Trinity Mirror Group improves user experience across dozens of websites
SOASTA mPulse performance analysis software helps firm achieve digital transformation goals
Trinity Mirror Group is using a performance management tool to improve the user experience of dozens of its websites, including regional and national publications like the Daily Mirror and the Liverpool Echo.
To ensure the UX is as good as possible across its 29 titles, the company has already overhauled its content management system (CMS) and, more recently, implemented performance analysis tool mPulse by SOASTA.
"[In] 2011 we selected our new web CMS to roll out across our group," Neil McIntyre, director of engineering for digital at Trinity Mirror Group, told IT Pro.
"We had previously had a bespoke, in-house built CMS that had many hundreds of thousands of lines of legacy code, many of which were no longer relevant but still caused us performance issues. The whole thing needed investment and the choice was either we invest further in that product or we go with something off-the-shelf."
Trinity decided to select an off-the-shelf CMS, starting to roll it out in 2012-13.
The implementation of the new CMS coincided with a redesign of the company's mobile and desktop sites.
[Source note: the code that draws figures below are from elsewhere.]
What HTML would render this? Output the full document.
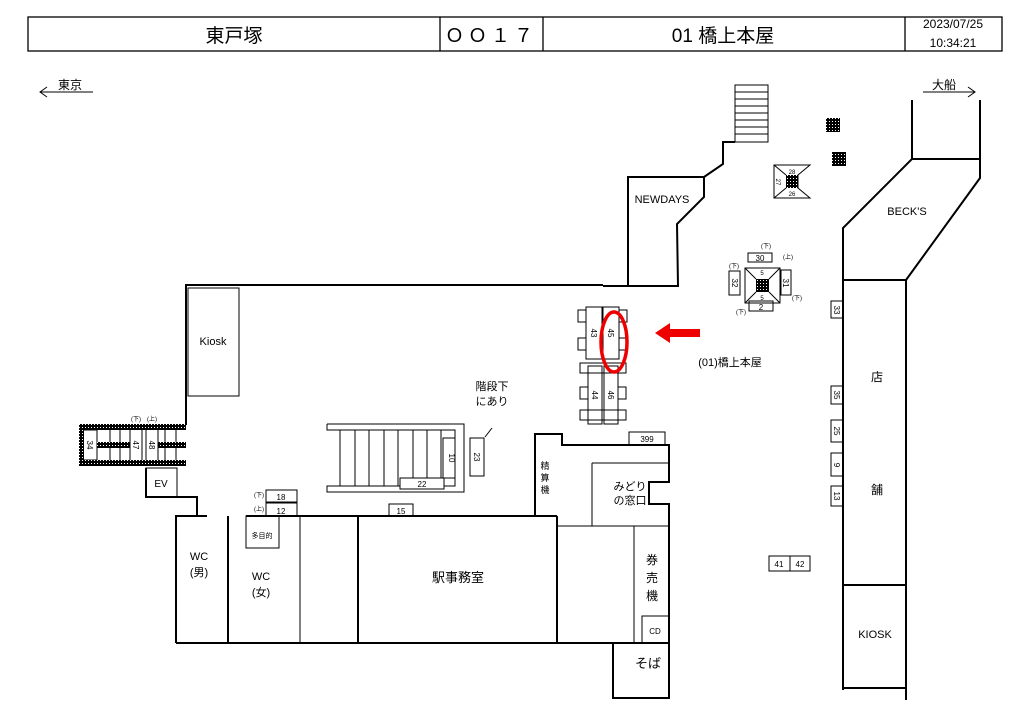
<!DOCTYPE html>
<html><head><meta charset="utf-8"><style>
html,body{margin:0;padding:0;background:#fff}
svg{display:block}
text{font-family:"Liberation Sans","Noto Sans CJK JP",sans-serif;fill:#000}
</style></head><body>
<svg width="1024" height="724" viewBox="0 0 1024 724" xmlns="http://www.w3.org/2000/svg">
<defs>
<pattern id="h" width="3" height="3" patternUnits="userSpaceOnUse"><rect width="3" height="3" fill="#000"/><rect x="1" y="1" width="1" height="1" fill="#fff"/></pattern>
</defs>
<g fill="none" stroke="#000" stroke-width="1.3">
<rect x="28" y="17" width="974" height="34"/>
<line x1="440" y1="17" x2="440" y2="51"/><line x1="543" y1="17" x2="543" y2="51"/><line x1="905" y1="17" x2="905" y2="51"/>
</g>
<text x="234" y="42" font-size="19" text-anchor="middle">東戸塚</text>
<text x="491" y="42" font-size="19" text-anchor="middle" letter-spacing="4">ＯＯ１７</text>
<text x="723" y="42" font-size="19" text-anchor="middle">01 橋上本屋</text>
<text x="953" y="28" font-size="12" text-anchor="middle">2023/07/25</text>
<text x="953" y="47" font-size="12" text-anchor="middle">10:34:21</text>
<g fill="none" stroke="#000" stroke-width="1">
<line x1="40" y1="92" x2="93" y2="92"/><polyline points="47,87 40,92 47,97"/>
<line x1="923" y1="92" x2="975" y2="92"/><polyline points="968,87 975,92 968,97"/>
</g>
<text x="58" y="89" font-size="12">東京</text>
<text x="932" y="89" font-size="12">大船</text>
<g fill="none" stroke="#000" stroke-width="2">
<polyline points="186,425 186,285 603,285"/>
<polyline points="603,286 678,286 677,224 704,197 704,177 628,177 628,286"/>
<polyline points="704,177 723,164 723,142 735,142"/>
<polyline points="912,100 912,159 843,228 843,690"/>
<polyline points="980,100 980,178 906,280 906,700"/>
<line x1="912" y1="159" x2="980" y2="159"/>
<line x1="843" y1="280" x2="906" y2="280"/>
<line x1="843" y1="585" x2="906" y2="585"/>
<line x1="843" y1="688" x2="906" y2="688"/>
<polyline points="146,468 146,488 146,497 197,497 197,516"/>
<polyline points="176,643 176,516 207,516"/>
<line x1="228" y1="516" x2="228" y2="643"/>
<line x1="246" y1="516" x2="557" y2="516"/>
<line x1="358" y1="516" x2="358" y2="643"/>
<line x1="557" y1="516" x2="557" y2="643"/>
<polyline points="535,516 535,434 562,434 562,445 669,445 669,482 649,482 649,504 669,504 669,698 613,698 613,643"/>
<line x1="176" y1="643" x2="669" y2="643"/>
</g>
<g fill="none" stroke="#000" stroke-width="1">
<rect x="188" y="288" width="51" height="108"/>
<rect x="735" y="85" width="33" height="57"/>
<line x1="735" y1="92" x2="768" y2="92"/><line x1="735" y1="99" x2="768" y2="99"/><line x1="735" y1="106" x2="768" y2="106"/><line x1="735" y1="113" x2="768" y2="113"/><line x1="735" y1="120" x2="768" y2="120"/><line x1="735" y1="127" x2="768" y2="127"/><line x1="735" y1="134" x2="768" y2="134"/>
<line x1="300" y1="516" x2="300" y2="643"/>
<rect x="246" y="516" width="33" height="32"/>
<line x1="557" y1="526" x2="669" y2="526"/>
<line x1="592" y1="463" x2="592" y2="526"/>
<line x1="592" y1="463" x2="669" y2="463"/>
<line x1="634" y1="526" x2="634" y2="643"/>
<rect x="642" y="616" width="27" height="27"/>
<rect x="629" y="432" width="36" height="13"/>
<rect x="769" y="556" width="21" height="15"/><rect x="790" y="556" width="20" height="15"/>
<rect x="266" y="490" width="31" height="12"/><rect x="266" y="503" width="31" height="13"/>
<rect x="389" y="504" width="24" height="12"/>
<polyline points="327,424 464,424 464,492 327,492 327,486 455,486 455,430 327,430 327,424"/>
<line x1="340" y1="430" x2="340" y2="486"/><line x1="355" y1="430" x2="355" y2="486"/><line x1="369" y1="430" x2="369" y2="486"/><line x1="384" y1="430" x2="384" y2="486"/><line x1="398" y1="430" x2="398" y2="486"/><line x1="413" y1="430" x2="413" y2="486"/><line x1="427" y1="430" x2="427" y2="486"/><line x1="441" y1="430" x2="441" y2="486"/>
<rect x="443" y="438" width="12" height="40" fill="#fff"/>
<rect x="400" y="478" width="44" height="11" fill="#fff"/>
<rect x="470" y="438" width="14" height="38"/>
<line x1="485" y1="437" x2="492" y2="428"/>
<rect x="831" y="301" width="12" height="17"/><rect x="831" y="386" width="12" height="18"/><rect x="831" y="420" width="12" height="22"/><rect x="831" y="453" width="12" height="23"/><rect x="831" y="486" width="12" height="20"/>
<path d="M774,165 L810,165 L798,175 L798,188 L810,198 L774,198 Z"/>
<line x1="774" y1="165" x2="786" y2="175"/><line x1="774" y1="198" x2="786" y2="188"/>
<rect x="745" y="268" width="35" height="35"/>
<line x1="745" y1="268" x2="756" y2="279"/><line x1="780" y1="268" x2="769" y2="279"/><line x1="745" y1="303" x2="756" y2="292"/><line x1="780" y1="303" x2="769" y2="292"/>
<rect x="748" y="253" width="24" height="9"/><rect x="749" y="301" width="24" height="10"/>
<rect x="729" y="271" width="11" height="24"/><rect x="781" y="270" width="10" height="25"/>
<rect x="586" y="307" width="16" height="52"/><rect x="603" y="307" width="16" height="52"/>
<rect x="578" y="310" width="8" height="12"/><rect x="578" y="338" width="8" height="12"/><rect x="619" y="310" width="8" height="12"/><rect x="619" y="338" width="8" height="12"/>
<rect x="588" y="366" width="14" height="58"/><rect x="604" y="366" width="14" height="58"/>
<rect x="580" y="363" width="46" height="10"/><rect x="580" y="387" width="8" height="12"/><rect x="618" y="387" width="8" height="12"/><rect x="580" y="410" width="46" height="10"/>
<rect x="83" y="430" width="14" height="30" fill="#fff"/>
<line x1="110" y1="430" x2="110" y2="460"/><line x1="120" y1="430" x2="120" y2="460"/><line x1="165" y1="430" x2="165" y2="460"/><line x1="176" y1="430" x2="176" y2="460"/>
<rect x="130" y="428" width="12" height="34" fill="#fff"/><rect x="146" y="428" width="12" height="34" fill="#fff"/>
<rect x="146" y="468" width="31" height="29"/>
</g>
<rect x="79" y="424" width="107" height="6" fill="url(#h)"/>
<rect x="79" y="460" width="107" height="6" fill="url(#h)"/>
<rect x="79" y="424" width="5" height="42" fill="url(#h)"/>
<rect x="97" y="442" width="33" height="6" fill="url(#h)"/>
<rect x="158" y="442" width="28" height="6" fill="url(#h)"/>
<rect x="826" y="118" width="14" height="14" fill="url(#h)"/>
<rect x="832" y="152" width="14" height="14" fill="url(#h)"/>
<rect x="786" y="175" width="12" height="13" fill="url(#h)"/>
<rect x="756" y="279" width="13" height="13" fill="url(#h)"/>
<ellipse cx="614" cy="342" rx="13" ry="30" fill="none" stroke="#e00" stroke-width="3.5"/>
<path d="M700,329 L670,329 L670,323 L655,333 L670,343 L670,337 L700,337 Z" fill="#e00"/>
<g font-size="11">
<text x="662" y="203" text-anchor="middle">NEWDAYS</text>
<text x="907" y="215" text-anchor="middle">BECK'S</text>
<text x="213" y="345" text-anchor="middle">Kiosk</text>
<text x="730" y="366" text-anchor="middle">(01)橋上本屋</text>
<text x="877" y="381" text-anchor="middle" font-size="12">店</text>
<text x="877" y="494" text-anchor="middle" font-size="12">舗</text>
<text x="875" y="638" text-anchor="middle">KIOSK</text>
<text x="492" y="390" text-anchor="middle" font-size="11">階段下</text>
<text x="492" y="405" text-anchor="middle" font-size="11">にあり</text>
<text x="161" y="487" text-anchor="middle" font-size="10">EV</text>
<text x="199" y="560" text-anchor="middle">WC</text><text x="199" y="576" text-anchor="middle">(男)</text>
<text x="261" y="580" text-anchor="middle">WC</text><text x="261" y="596" text-anchor="middle">(女)</text>
<text x="458" y="582" text-anchor="middle" font-size="13">駅事務室</text>
<text x="545" y="469" text-anchor="middle" font-size="9">精</text><text x="545" y="481" text-anchor="middle" font-size="9">算</text><text x="545" y="493" text-anchor="middle" font-size="9">機</text>
<text x="630" y="490" text-anchor="middle">みどり</text><text x="630" y="504" text-anchor="middle">の窓口</text>
<text x="652" y="564" text-anchor="middle" font-size="12">券</text><text x="652" y="582" text-anchor="middle" font-size="12">売</text><text x="652" y="600" text-anchor="middle" font-size="12">機</text>
<text x="655" y="634" text-anchor="middle" font-size="8">CD</text>
<text x="648" y="668" text-anchor="middle" font-size="13">そば</text>
<text x="262" y="538" text-anchor="middle" font-size="7">多目的</text>
</g>
<g font-size="8" text-anchor="middle">
<text x="647" y="442">399</text>
<text x="779" y="567">41</text><text x="800" y="567">42</text>
<text x="281" y="500">18</text><text x="281" y="514">12</text>
<text x="401" y="514">15</text>
<text x="422" y="487">22</text>
<text x="259" y="497" font-size="6">(下)</text><text x="259" y="511" font-size="6">(上)</text>
<text x="136" y="421" font-size="6">(下)</text><text x="152" y="421" font-size="6">(上)</text>
<text x="760" y="261">30</text><text x="761" y="310">2</text>
<text x="766" y="248" font-size="6">(下)</text><text x="788" y="259" font-size="6">(上)</text>
<text x="734" y="268" font-size="6">(下)</text><text x="797" y="300" font-size="6">(下)</text><text x="741" y="314" font-size="6">(下)</text>
<text x="762" y="275" font-size="6">5</text><text x="762" y="300" font-size="6">5</text>
<text x="792" y="174" font-size="6">28</text><text x="792" y="196" font-size="6">26</text>
<text transform="translate(449,458) rotate(90)">10</text>
<text transform="translate(474,457) rotate(90)">23</text>
<text transform="translate(87,445) rotate(90)">34</text>
<text transform="translate(133,445) rotate(90)">47</text>
<text transform="translate(149,445) rotate(90)">48</text>
<text transform="translate(591,333) rotate(90)">43</text>
<text transform="translate(608,333) rotate(90)">45</text>
<text transform="translate(592,395) rotate(90)">44</text>
<text transform="translate(608,395) rotate(90)">46</text>
<text transform="translate(834,310) rotate(90)">33</text>
<text transform="translate(834,395) rotate(90)">35</text>
<text transform="translate(834,431) rotate(90)">25</text>
<text transform="translate(834,465) rotate(90)">9</text>
<text transform="translate(834,496) rotate(90)">13</text>
<text transform="translate(732,283) rotate(90)">32</text>
<text transform="translate(783,283) rotate(90)">31</text>
<text transform="translate(776,182) rotate(90)" font-size="6">27</text>
</g>
</svg>
</body></html>
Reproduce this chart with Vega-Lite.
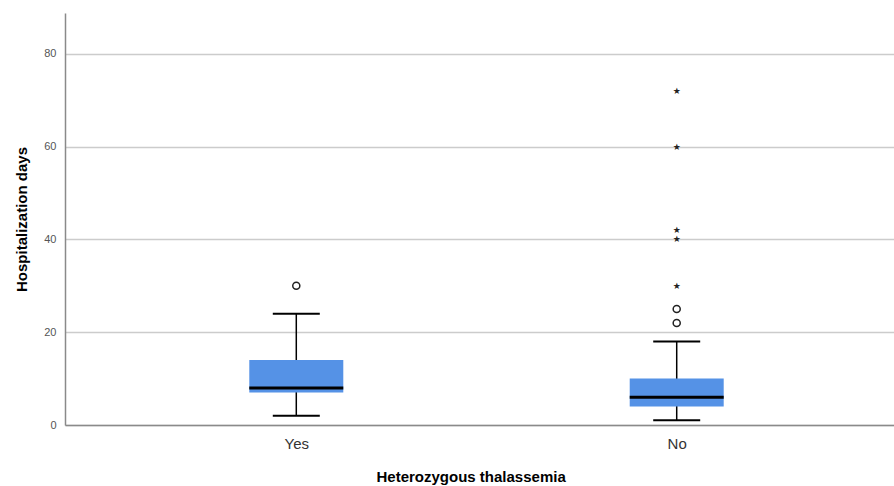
{
  "$schema": "https://vega.github.io/schema/vega-lite/v6.json",
  "autosize": {"type": "none"},
  "padding": {"left": 65, "top": 13, "right": 0, "bottom": 61},
  "width": 843,
  "height": 412,
  "background": "white",
  "datasets": {
    "boxes": [
      {"group": "Yes", "lo": 2, "q1": 7, "median": 8, "q3": 14, "hi": 24},
      {"group": "No", "lo": 1, "q1": 4, "median": 6, "q3": 10, "hi": 18}
    ],
    "outliers": [
      {"group": "Yes", "value": 30},
      {"group": "No", "value": 22},
      {"group": "No", "value": 25}
    ],
    "extremes": [
      {"group": "No", "value": 30},
      {"group": "No", "value": 40},
      {"group": "No", "value": 42},
      {"group": "No", "value": 60},
      {"group": "No", "value": 72}
    ]
  },
  "encoding": {
    "x": {
      "field": "group",
      "type": "nominal",
      "sort": ["Yes", "No"],
      "scale": {"type": "point", "domain": ["Yes", "No"], "padding": 0.608},
      "axis": {
        "title": "Heterozygous thalassemia",
        "labelAngle": 0,
        "labelFont": "Liberation Sans",
        "labelFontSize": 15,
        "labelColor": "#333333",
        "labelPadding": 11,
        "ticks": false,
        "grid": false,
        "domainColor": "#8a8a8a",
        "domainWidth": 1.5,
        "titleFont": "Liberation Sans",
        "titleFontSize": 15,
        "titleFontWeight": "bold",
        "titleColor": "#000000",
        "titlePadding": 18,
        "titleAnchor": "start",
        "titleX": 311
      }
    }
  },
  "layer": [
    {
      "data": {"name": "boxes"},
      "mark": {"type": "rule", "color": "#000000", "strokeWidth": 1.5},
      "encoding": {
        "y": {
          "field": "lo",
          "type": "quantitative",
          "scale": {"domain": [0, 88.8], "nice": false, "zero": true},
          "axis": {
            "title": "Hospitalization days",
            "values": [0, 20, 40, 60, 80],
            "labelFont": "Liberation Sans",
            "labelFontSize": 11,
            "labelColor": "#555555",
            "labelPadding": 9,
            "ticks": false,
            "grid": true,
            "gridColor": "#cccccc",
            "gridWidth": 1.5,
            "domainColor": "#8a8a8a",
            "domainWidth": 1.5,
            "titleFont": "Liberation Sans",
            "titleFontSize": 15,
            "titleFontWeight": "bold",
            "titleColor": "#000000",
            "titlePadding": 14
          }
        },
        "y2": {"field": "hi"}
      }
    },
    {
      "data": {"name": "boxes"},
      "mark": {"type": "bar", "color": "#5592e6", "size": 94},
      "encoding": {
        "y": {"field": "q1", "type": "quantitative"},
        "y2": {"field": "q3"}
      }
    },
    {
      "data": {"name": "boxes"},
      "mark": {"type": "tick", "color": "#000000", "size": 94, "thickness": 3, "opacity": 1},
      "encoding": {"y": {"field": "median", "type": "quantitative"}}
    },
    {
      "data": {"name": "boxes"},
      "mark": {"type": "tick", "color": "#000000", "size": 47, "thickness": 2, "opacity": 1},
      "encoding": {"y": {"field": "lo", "type": "quantitative"}}
    },
    {
      "data": {"name": "boxes"},
      "mark": {"type": "tick", "color": "#000000", "size": 47, "thickness": 2, "opacity": 1},
      "encoding": {"y": {"field": "hi", "type": "quantitative"}}
    },
    {
      "data": {"name": "outliers"},
      "mark": {"type": "point", "shape": "circle", "filled": false, "stroke": "#222222", "strokeWidth": 1.5, "size": 50, "opacity": 1},
      "encoding": {"y": {"field": "value", "type": "quantitative"}}
    },
    {
      "data": {"name": "extremes"},
      "mark": {"type": "text", "text": "★", "font": "DejaVu Sans", "fontSize": 9, "color": "#222222", "baseline": "middle", "align": "center"},
      "encoding": {"y": {"field": "value", "type": "quantitative"}}
    }
  ],
  "config": {"view": {"stroke": null}}
}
But, as the project progressed, McIntyre started getting anecdotal evidence that there were loading problems being experienced across certain operating systems, devices and connection types.
"We did and still do have specific performance tools to monitor the performance of our sites, but they are more like an emulation of performance rather than real user performance," McIntyre admitted. "It gives us an idea how our pages are loading, but it doesn't tell us what our users are actually experiencing."
To address this gap, the company decided to implement a front-end, real time analytics platform that could deliver accurate insight into the actual user experience on its digital platforms, known as real user monitoring.
"We looked at a few of the products that are on the market and some of them were very strong on the back-end side - the server side and database side - but we really wanted to understand the performance at the front-end - what the user sees within their browser and how the page loads," explained McIntyre.
"That's why we ended up selecting mPulse, because it was much stronger on that side of things. We also wanted to get a nice dashboard across all the devices and browsers and have a look at what we could actually monitor, what we could actually improve upon," he said.
"Key to this, as well, is that while we've rolled out the new web CMS and done the redesign, nothing stands still. The market changes as well and we have to address that and make sure we are, as much as possible, responsive across all devices," he added.
"So we've engaged that and our project now is to further develop the site, further develop the architecture, and develop processes around that which enable us to deploy code as quickly as we can."
The mPulse platform also gives the company a greater depth of information through a customisable dashboard that can be tailored to the needs of business users and IT.
For the time being, the company is using the product purely for real-time monitoring and before-and-after scenarios when new code is rolled out to see if there is and performance degradation.
"We have set ourselves a goal of page load speed and a reduction in page load time of 'x' amount and we want to be able to be sure we can achieve that. Without having the granularity of this product, we wouldn't be able to measure all of our this, plus third parties', as we move forward," McIntyre concluded.